Les défaillances en France en forte hausse

Pas moins de 30 457 liquidations judiciaires ont été ouvertes (en hausse de 47,9 %) en 2022 et 8 879 (+44,8 %) au cours du quatrième trimestre.

Depuis 2020, ces liquidations concentrent les trois quarts des jugements prononcés, contre les deux tiers avant Covid.

Bruno De Moura Fernandes, notre responsable de la recherche macroéconomique, analyse les défaillances des entreprises pour l’année écoulée, et délivre les perspectives attendues pour 2023.

 

Quelles sont les évolutions en termes de restructuration d'entreprises ces dernières années ?

En matière de défaillances, nous avons remarqué une remontée progressive de leur nombre, alors qu’en 2021 de façon contre intuitive, nous en avons enregistré moins. Cela s’explique notamment par les aides de l’État accordées aux entreprises. Qu’il s’agisse du fonds de solidarité, des PGE, ou du chômage partiel... Cette année-là, leur nombre a chuté. Nous nous attendons à un retour progressif à la normale. Avec 41 092 procédures ouvertes en 2022, les défaillances d’entreprises accusent une hausse exceptionnelle de près de 50 % par rapport à 2021. Le nombre global de procédures reste toutefois inférieur de 10 000 par rapport aux niveaux de 2019.

En 2023, celles-ci vont continuer à augmenter, probablement au-dessus des chiffres de 2019. En début d’année 2022, les entreprises avaient beaucoup de trésorerie. Mais pour 2023, nous sommes dans l’attente des remboursements de PGE.

Par ailleurs, le coût de l’énergie reste élevé, les coûts de financement aussi, notamment à cause des taux d’intérêt particulièrement élevés sur les nouveaux crédits. Enfin, à leur tour, les salaires augmentent de 3,8 % au troisième trimestre.

 

Les PGE à rembourser, mais aussi l’inflation, le coût de l’énergie et des matières premières peuvent-ils nuire à la pérennité des entreprises et si oui à quel point ?

Désormais, les aides sont bien plus ciblées que durant la pandémie. Par conséquent, les entreprises « zombies » ne tiendront pas. La pérennité des petites entreprises les plus fragiles est en cause. Nous constatons une hausse des défaillances principalement des TPE et PME. Si le retour aux normes d’avant Covid s’amorce depuis un peu plus d’un an maintenant, l’augmentation des défaillances s’accélère de manière alarmante pour les PME dont plus de 3 000 ont défailli en 2022 dont un tiers sur le seul quatrième trimestre.

Concrètement, ménages et entreprises ont bénéficié des aides liées à la crise énergétique.
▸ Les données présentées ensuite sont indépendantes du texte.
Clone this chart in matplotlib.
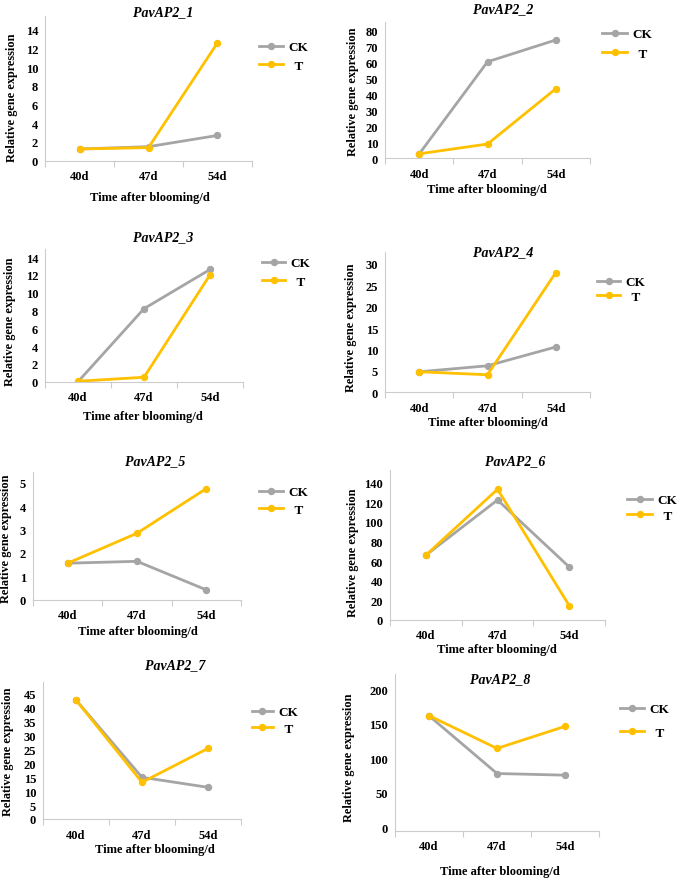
import matplotlib
matplotlib.use("Agg")
import matplotlib.pyplot as plt

plt.rcParams['font.family'] = ['Liberation Serif', 'DejaVu Serif']
plt.rcParams['font.weight'] = 'bold'

days = ['40d', '47d', '54d']
genes = ['PavAP2_1', 'PavAP2_2', 'PavAP2_3', 'PavAP2_4',
         'PavAP2_5', 'PavAP2_6', 'PavAP2_7', 'PavAP2_8']

ck1 = [1.25, 1.5, 2.7]
t1 = [1.25, 1.4, 12.6]
ck2 = [2.7, 60.2, 73.8]
t2 = [2.8, 8.9, 43.4]
ck3 = [0.0, 8.2, 12.6]
t3 = [0.05, 0.5, 12.0]
ck4 = [4.8, 6.2, 10.6]
t4 = [4.8, 4.1, 28.0]
ck5 = [1.56, 1.64, 0.42]
t5 = [1.56, 2.84, 4.75]
ck6 = [66, 122.5, 54]
t6 = [66, 133.5, 14.5]
ck7 = [42.8, 15.0, 11.4]
t7 = [42.8, 13.2, 25.4]
ck8 = [161.8, 78, 75.6]
t8 = [162, 114.4, 146.4]

ck_all = [ck1, ck2, ck3, ck4, ck5, ck6, ck7, ck8]
t_all = [t1, t2, t3, t4, t5, t6, t7, t8]

W, H = 685, 879
fig = plt.figure(figsize=(W / 100, H / 100), dpi=100)

# panel layout in pixels: x0, x1, y of x-axis, y of axis top, ylim, tick step, tick max
layout = [
    (45, 252, 161.7, 17, (0, 15.46), 2, 14),
    (385, 590, 159.3, 23, (0, 85), 10, 80),
    (45, 243, 382.7, 250, (0, 14.9), 2, 14),
    (385, 590, 393.3, 253, (0, 32.8), 5, 30),
    (33, 241, 600.7, 472.7, (0, 5.47), 1, 5),
    (390, 605, 620.7, 470.7, (0, 153.5), 20, 140),
    (43, 241, 820, 682.7, (0, 49.4), 5, 45),
    (395, 599, 831.7, 675, (-5, 222.4), 50, 200),
]
titles_pos = [(163, 13), (503, 10), (163, 238), (503, 253),
              (155, 462), (515, 462), (175, 666), (500, 680)]
xlabel_pos = [(150, 198), (487, 190), (143, 417), (488, 423),
              (138, 632), (497, 650), (155, 850), (500, 872)]
ylabel_pos = [(12, 98), (353, 92), (10, 322), (351, 328),
              (6, 539), (353, 553), (8, 752), (349, 758)]
# legend: handle start x, CK row y, T row y, handle length px
legend_pos = [(259, 48, 67, 24), (602, 35, 55, 25), (262, 264, 283, 23),
              (597, 283, 298, 23), (259, 493, 511, 24), (627, 501, 517, 25),
              (252, 713, 730, 21), (620, 710, 734, 24)]

gray = '#A5A5A5'
gold = '#FFC000'
spine_c = '#CCCCCC'
fs_leg = 9.5
fs_px = fs_leg * 100 / 72

for i in range(8):
    x0, x1, yax, ytop, ylim, step, tmax = layout[i]
    ax = fig.add_axes([x0 / W, 1 - yax / H, (x1 - x0) / W, (yax - ytop) / H])
    xs = range(len(days))
    ax.plot(xs, ck_all[i], color=gray, lw=2.0, marker='o', ms=4.3, label='CK')
    ax.plot(xs, t_all[i], color=gold, lw=2.0, marker='o', ms=4.3, label='  T')
    ax.set_xlim(-0.5, 2.5)
    ax.set_ylim(*ylim)
    ax.set_yticks(range(0, tmax + 1, step))
    ax.set_xticks(list(xs))
    ax.set_xticklabels(days)
    ax.set_xticks([-0.5, 0.5, 1.5, 2.5], minor=True)
    ax.tick_params(axis='x', which='major', length=0, pad=7, labelsize=9)
    ax.tick_params(axis='x', which='minor', length=4, width=0.8, color=spine_c, direction='out')
    ax.tick_params(axis='y', length=0, pad=5, labelsize=9)
    for s in ['top', 'right']:
        ax.spines[s].set_visible(False)
    for s in ['left', 'bottom']:
        ax.spines[s].set_color(spine_c)
        ax.spines[s].set_linewidth(0.8)
    ax.patch.set_alpha(0)

    tx, ty = titles_pos[i]
    fig.text(tx / W, 1 - ty / H, genes[i], ha='center', va='center',
             fontsize=10, fontstyle='italic', fontweight='bold')
    lx, ly = xlabel_pos[i]
    fig.text(lx / W, 1 - ly / H, 'Time after blooming/d', ha='center', va='center',
             fontsize=9, fontweight='bold')
    yx, yy = ylabel_pos[i]
    fig.text(yx / W, 1 - yy / H, 'Relative gene expression', ha='center', va='center',
             rotation=90, fontsize=8.8, fontweight='bold')

    hx, cy, ty2, hl = legend_pos[i]
    spacing = ty2 - cy
    ax.legend(loc='center left', bbox_to_anchor=(hx / W, 1 - (cy + ty2) / 2 / H),
              bbox_transform=fig.transFigure, frameon=False, borderpad=0,
              borderaxespad=0, handlelength=hl / fs_px, handletextpad=0.4,
              labelspacing=max((spacing - 0.95 * fs_px) / fs_px, 0.0),
              prop={'size': fs_leg, 'weight': 'bold'})

fig.savefig('out.png', dpi=100)
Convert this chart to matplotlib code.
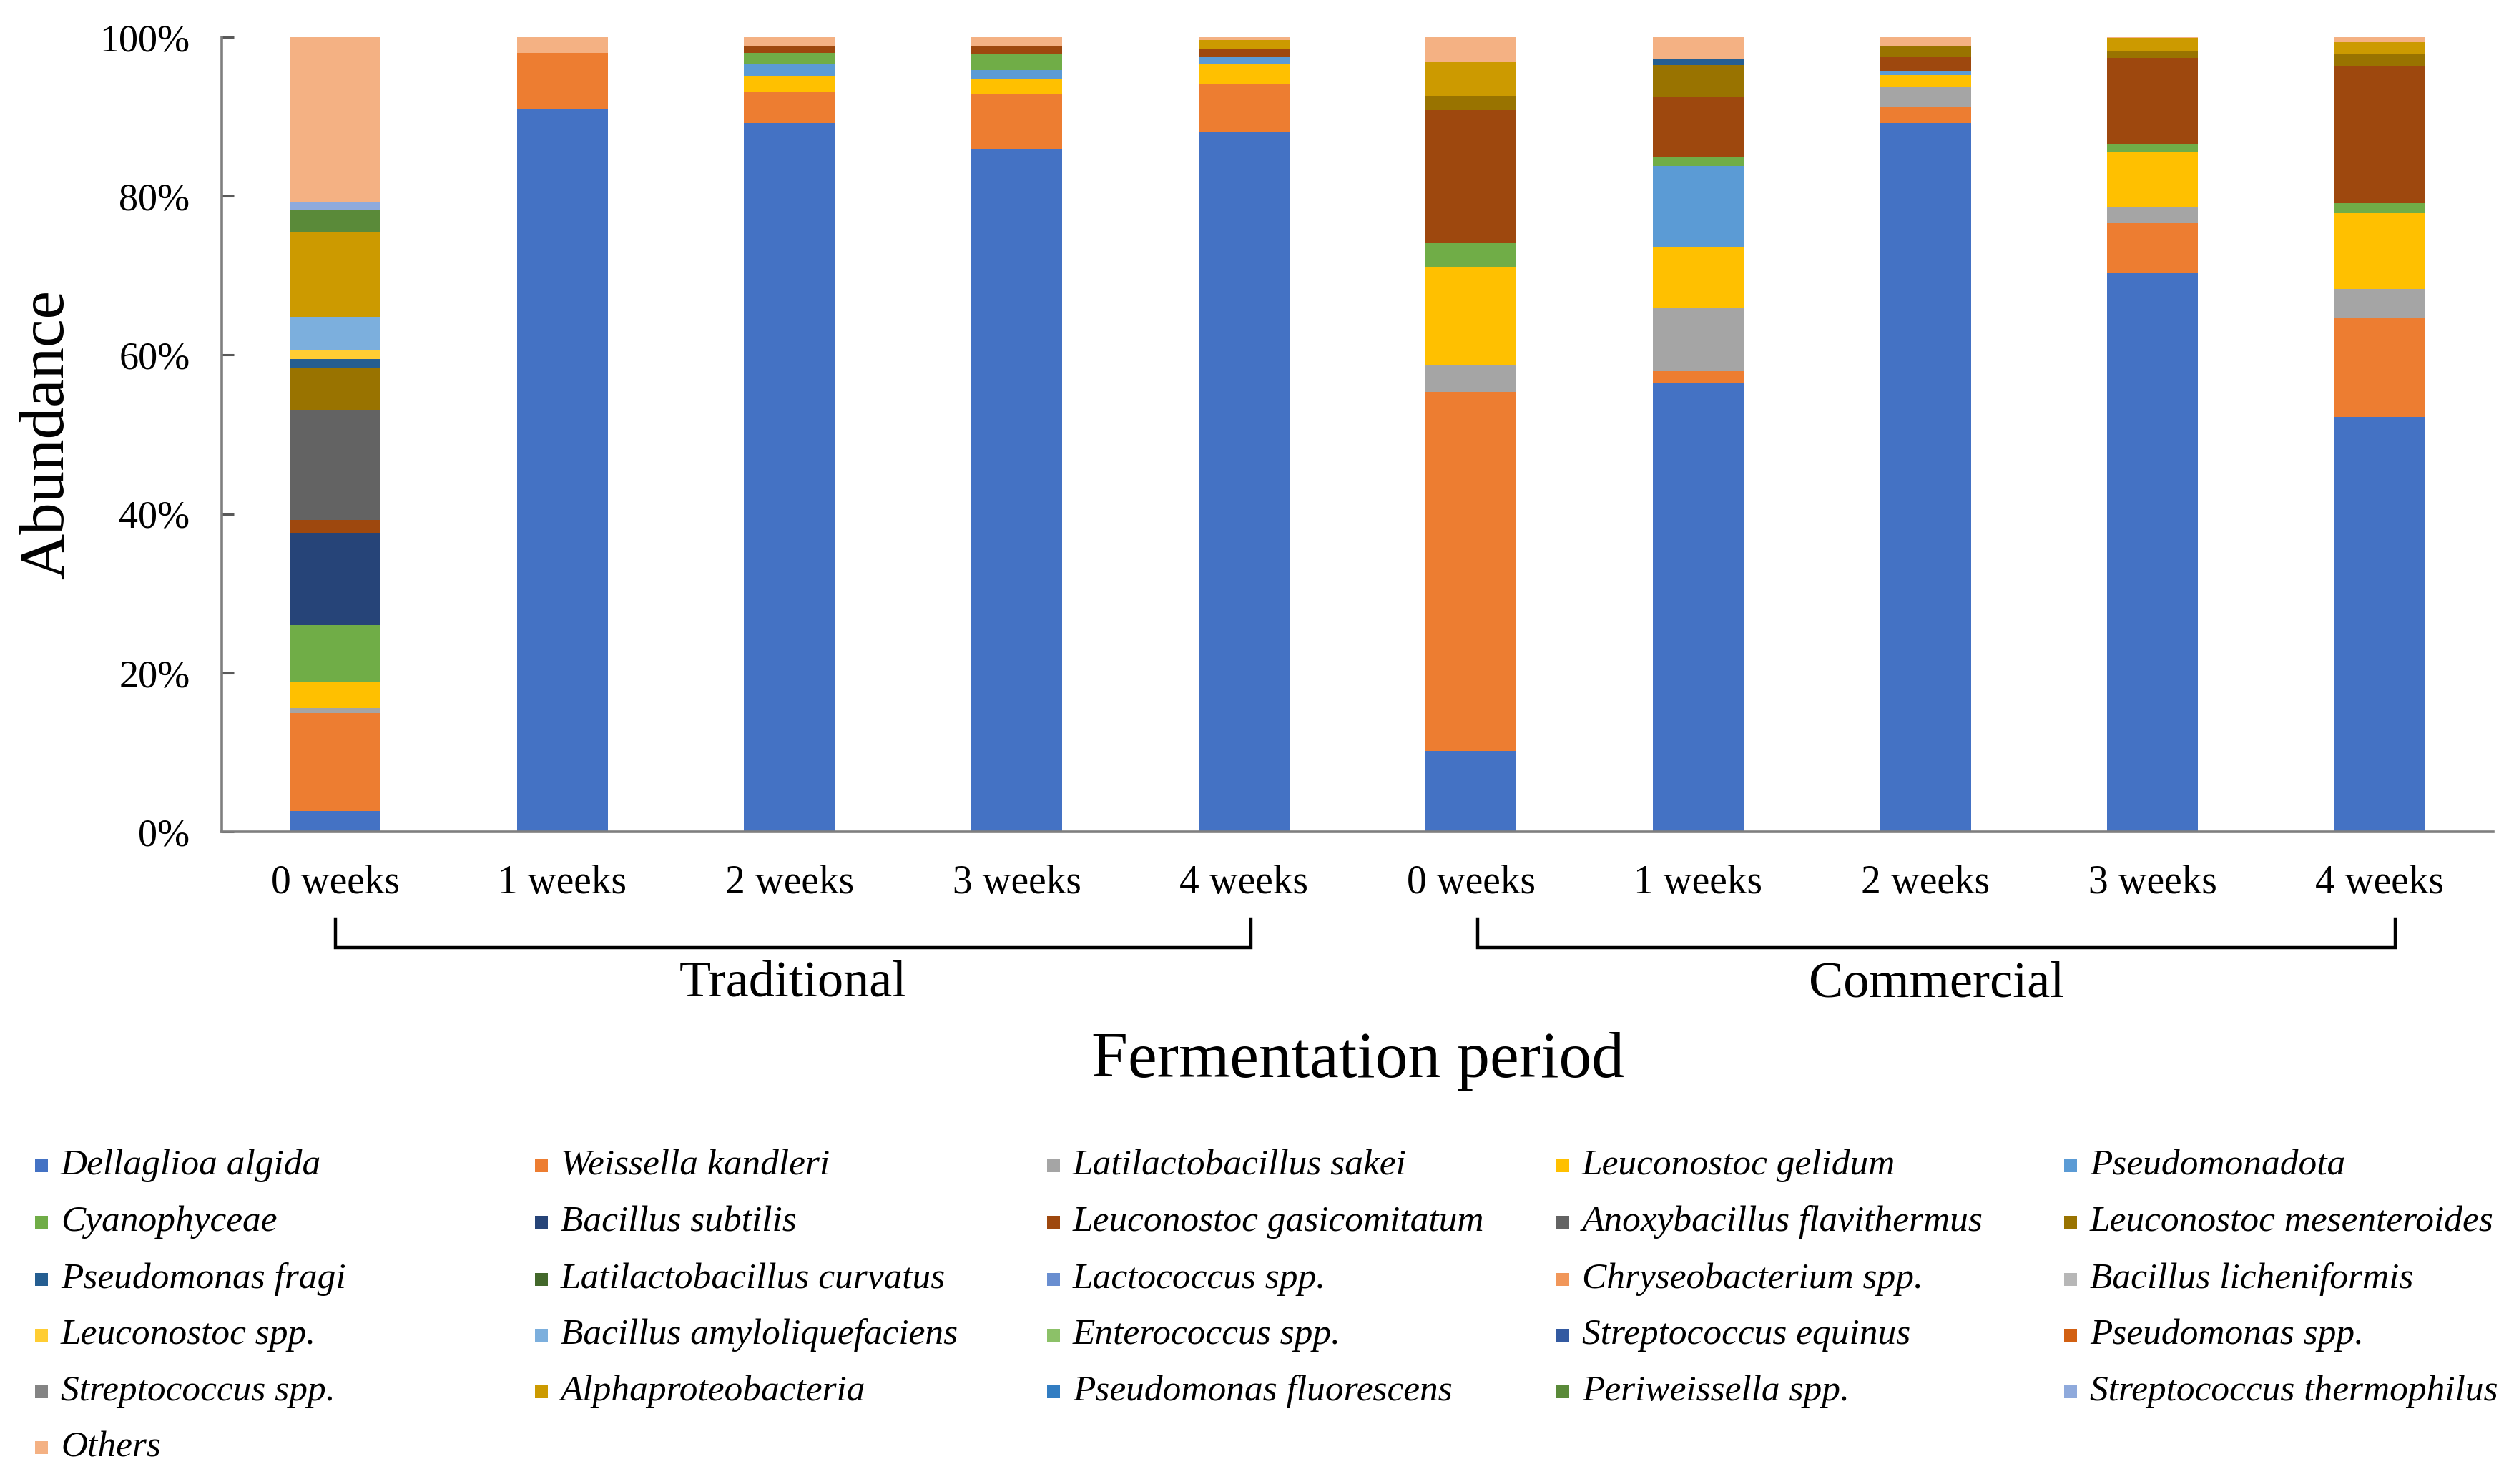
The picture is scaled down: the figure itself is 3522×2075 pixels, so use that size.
import numpy as np
import matplotlib
matplotlib.use("Agg")
import matplotlib.pyplot as plt
from matplotlib.patches import Rectangle
from matplotlib.transforms import blended_transform_factory

plt.rcParams['font.family'] = ['Liberation Serif', 'DejaVu Serif']

# bars: Traditional 0-4 weeks, then Commercial 0-4 weeks
weeks = ["0 weeks", "1 weeks", "2 weeks", "3 weeks", "4 weeks",
         "0 weeks", "1 weeks", "2 weeks", "3 weeks", "4 weeks"]
groups = ["Traditional", "Commercial"]

species = [
    "Dellaglioa algida", "Weissella kandleri", "Latilactobacillus sakei",
    "Leuconostoc gelidum", "Pseudomonadota", "Cyanophyceae",
    "Bacillus subtilis", "Leuconostoc gasicomitatum", "Anoxybacillus flavithermus",
    "Leuconostoc mesenteroides", "Pseudomonas fragi", "Latilactobacillus curvatus",
    "Lactococcus spp.", "Chryseobacterium spp.", "Bacillus licheniformis",
    "Leuconostoc spp.", "Bacillus amyloliquefaciens", "Enterococcus spp.",
    "Streptococcus equinus", "Pseudomonas spp.", "Streptococcus spp.",
    "Alphaproteobacteria", "Pseudomonas fluorescens", "Periweissella spp.",
    "Streptococcus thermophilus", "Others",
]

colors = [
    "#4472C4", "#ED7D31", "#A5A5A5", "#FFC000", "#5B9BD5", "#70AD47",
    "#264478", "#9E480E", "#636363", "#997300", "#255E91", "#43682B",
    "#698ED0", "#F1975A", "#B7B7B7", "#FFCD33", "#7CAFDD", "#8CC168",
    "#335AA1", "#D26012", "#848484", "#CC9A00", "#327DC2", "#5A8A39",
    "#8FAADC", "#F4B183",
]

# relative abundance (%) per species, one value per bar
dellaglioa = [2.6, 90.9, 89.2, 86.0, 88.0, 10.2, 56.5, 89.2, 70.3, 52.2]
weissella = [12.3, 7.1, 4.0, 6.8, 6.1, 45.2, 1.5, 2.1, 6.3, 12.5]
lat_sakei = [0.7, 0, 0, 0, 0, 3.3, 7.9, 2.5, 2.1, 3.6]
leu_gelidum = [3.2, 0, 1.9, 1.9, 2.6, 12.3, 7.6, 1.4, 6.8, 9.6]
pseudomonadota = [0, 0, 1.6, 1.2, 0.8, 0, 10.3, 0.6, 0, 0]
cyanophyceae = [7.2, 0, 1.3, 2.0, 0, 3.1, 1.2, 0, 1.1, 1.2]
bac_subtilis = [11.6, 0, 0, 0, 0, 0, 0, 0, 0, 0]
leu_gasicomitatum = [1.6, 0, 0.9, 1.0, 1.1, 16.7, 7.4, 1.7, 10.8, 17.3]
anoxybacillus = [13.9, 0, 0, 0, 0, 0, 0, 0, 0, 0]
leu_mesenteroides = [5.2, 0, 0, 0, 0, 1.8, 4.1, 1.3, 0.9, 1.5]
pse_fragi = [1.2, 0, 0, 0, 0, 0, 0.8, 0, 0, 0]
lat_curvatus = [0, 0, 0, 0, 0, 0, 0, 0, 0, 0]
lactococcus = [0, 0, 0, 0, 0, 0, 0, 0, 0, 0]
chryseobacterium = [0, 0, 0, 0, 0, 0, 0, 0, 0, 0]
bac_licheniformis = [0, 0, 0, 0, 0, 0, 0, 0, 0, 0]
leu_spp = [1.2, 0, 0, 0, 0, 0, 0, 0, 0, 0]
bac_amylo = [4.1, 0, 0, 0, 0, 0, 0, 0, 0, 0]
enterococcus = [0, 0, 0, 0, 0, 0, 0, 0, 0, 0]
str_equinus = [0, 0, 0, 0, 0, 0, 0, 0, 0, 0]
pse_spp = [0, 0, 0, 0, 0, 0, 0, 0, 0, 0]
str_spp = [0, 0, 0, 0, 0, 0, 0, 0, 0, 0]
alphaproteobacteria = [10.6, 0, 0, 0, 1.0, 4.3, 0, 0, 1.6, 1.5]
pse_fluorescens = [0, 0, 0, 0, 0, 0, 0, 0, 0, 0]
periweissella = [2.8, 0, 0, 0, 0, 0, 0, 0, 0, 0]
str_thermophilus = [1.0, 0, 0, 0, 0, 0, 0, 0, 0, 0]
others = [20.9, 2.0, 1.1, 1.1, 0.4, 3.1, 2.8, 1.2, 0.2, 0.6]

abundance = [
    dellaglioa, weissella, lat_sakei, leu_gelidum, pseudomonadota, cyanophyceae,
    bac_subtilis, leu_gasicomitatum, anoxybacillus, leu_mesenteroides, pse_fragi,
    lat_curvatus, lactococcus, chryseobacterium, bac_licheniformis, leu_spp,
    bac_amylo, enterococcus, str_equinus, pse_spp, str_spp, alphaproteobacteria,
    pse_fluorescens, periweissella, str_thermophilus, others,
]

W, H = 3522, 2075
fig = plt.figure(figsize=(W / 200, H / 200), dpi=200)
fig.patch.set_facecolor("white")

# axes box in pixels: left 310, right 3486, top 52, bottom 1163
ax = fig.add_axes([310 / W, 1 - 1163 / H, (3486 - 310) / W, (1163 - 52) / H])
ax_h = 1163 - 52

x = np.arange(len(weeks))
bottom = np.zeros(len(weeks))
for name, col, vals in zip(species, colors, abundance):
    vals = np.array(vals, dtype=float)
    ax.bar(x, vals, width=0.4, bottom=bottom, color=col, label=name, linewidth=0)
    bottom += vals

ax.set_xlim(-0.5, len(weeks) - 0.5)
ax.set_ylim(0, 100)
ax.set_yticks(np.arange(0, 101, 20))
ax.set_yticklabels([f"{v}%" for v in range(0, 101, 20)], fontsize=19.5)
ax.set_xticks(x)
ax.set_xticklabels(weeks, fontsize=20)
ax.tick_params(axis="x", length=0, pad=16.5)
ax.tick_params(axis="y", direction="in", length=6, width=1.1, color="#595959", pad=16)

for side in ["top", "right"]:
    ax.spines[side].set_visible(False)
for side in ["left", "bottom"]:
    ax.spines[side].set_color("#7f7f7f")
    ax.spines[side].set_linewidth(1.3)

ylab = ax.set_ylabel("Abundance", fontsize=32)
ylab.set_verticalalignment("center")
ax.yaxis.set_label_coords((67 - 310) / (3486 - 310), 0.5)

# group brackets under the tick labels
trans = blended_transform_factory(ax.transData, ax.transAxes)
y_top = -(1285 - 1163) / ax_h
y_bot = -(1325 - 1163) / ax_h
y_grp = -(1376 - 1163) / ax_h
bracket_x = [(0.0, 4.03), (5.03, 9.07)]
for name, (x0, x1) in zip(groups, bracket_x):
    ax.plot([x0, x0, x1, x1], [y_top, y_bot, y_bot, y_top], color="black",
            lw=1.6, transform=trans, clip_on=False, solid_joinstyle="miter")
    ax.text((x0 + x1) / 2, y_grp, name, transform=trans, ha="center",
            va="center", fontsize=26)

fig.text(0.5 * (310 + 3486) / W, 1 - 1484 / H, "Fermentation period",
         ha="center", va="center", fontsize=33)

# legend, 5 columns laid out row by row
col_x = [49, 748, 1464, 2176, 2886]
row_y = [1630, 1709, 1789, 1867, 1946, 2024]
sq = 18
for i, (name, col) in enumerate(zip(species, colors)):
    r, c = divmod(i, 5)
    px, py = col_x[c], row_y[r]
    fig.add_artist(Rectangle((px / W, 1 - (py + sq / 2) / H), sq / W, sq / H,
                             transform=fig.transFigure, facecolor=col,
                             edgecolor="none"))
    fig.text((px + 36) / W, 1 - py / H, name, ha="left", va="center",
             fontsize=18.5, style="italic")

fig.savefig("out.png", dpi=200, facecolor="white")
Au moment du Covid, elles s’élevaient à environ 10 % du PIB contre 4 % aujourd’hui Soulignons que l’essentiel des défaillances concerne les TPE. La part des entreprises qui font moins de 250 000 euros de chiffre d’affaires s’élevait à 86 % au mois de novembre 2022.Enfin, les grands groupes, qui font plus de 10 millions d’euros de chiffre d’affaires, ne représentent que 0,3 % des défaillances.

 

Certains secteurs sont-ils plus touchés que d’autres, si oui lesquels et pourquoi ?

Effectivement, les défaillances progressent fortement dans le secteur de l’agroalimentaire, qui rassemble les agriculteurs, les boulangers, ou encore l’épicerie. Cela s’explique par la hausse des coûts des matières premières, notamment le prix des céréales. Et dans le secteur de l’industrie, elles ont rapidement augmenté de 68 %, soit 3 083 procédures ouvertes dont 1 314 en agroalimentaire, parmi lesquelles 874 boulangers-pâtissiers, soit 124,7 % de hausse. Les services aux particuliers ne sont pas épargnés: 4 349 établissements dans le domaine de la restauration ont défailli en 2022, c’est 112,7 % de plus qu’en 2021.

Sur le dernier trimestre, le rythme ne faiblit pas non plus à +108 %. Les salons de coiffure et de beauté eux aussi ont été sérieusement touchés.

Par ailleurs, les secteurs à forte consommation d’énergie comme les transports, la chimie, le plastique, le ciment et les métaux sont particulièrement vulnérables dans cet environnement de prix de l’énergie durablement élevés. Enfin, le secteur du retail est affecté du fait de l’inflation. Celle-ci diminuant le pouvoir d’achat des Français, nous craignons de voir un grand nombre d’entreprises défaillantes en 2023. Cela a déjà été le cas de Camaïeu ou encore Go Sport. Le secteur de la construction est également concerné par la hausse des taux d’intérêt des crédits immobiliers, liée au resserrement monétaire de la BCE. Cela est d’autant plus préoccupant que le secteur concentre historiquement entre 25 et 30 % de défaillances.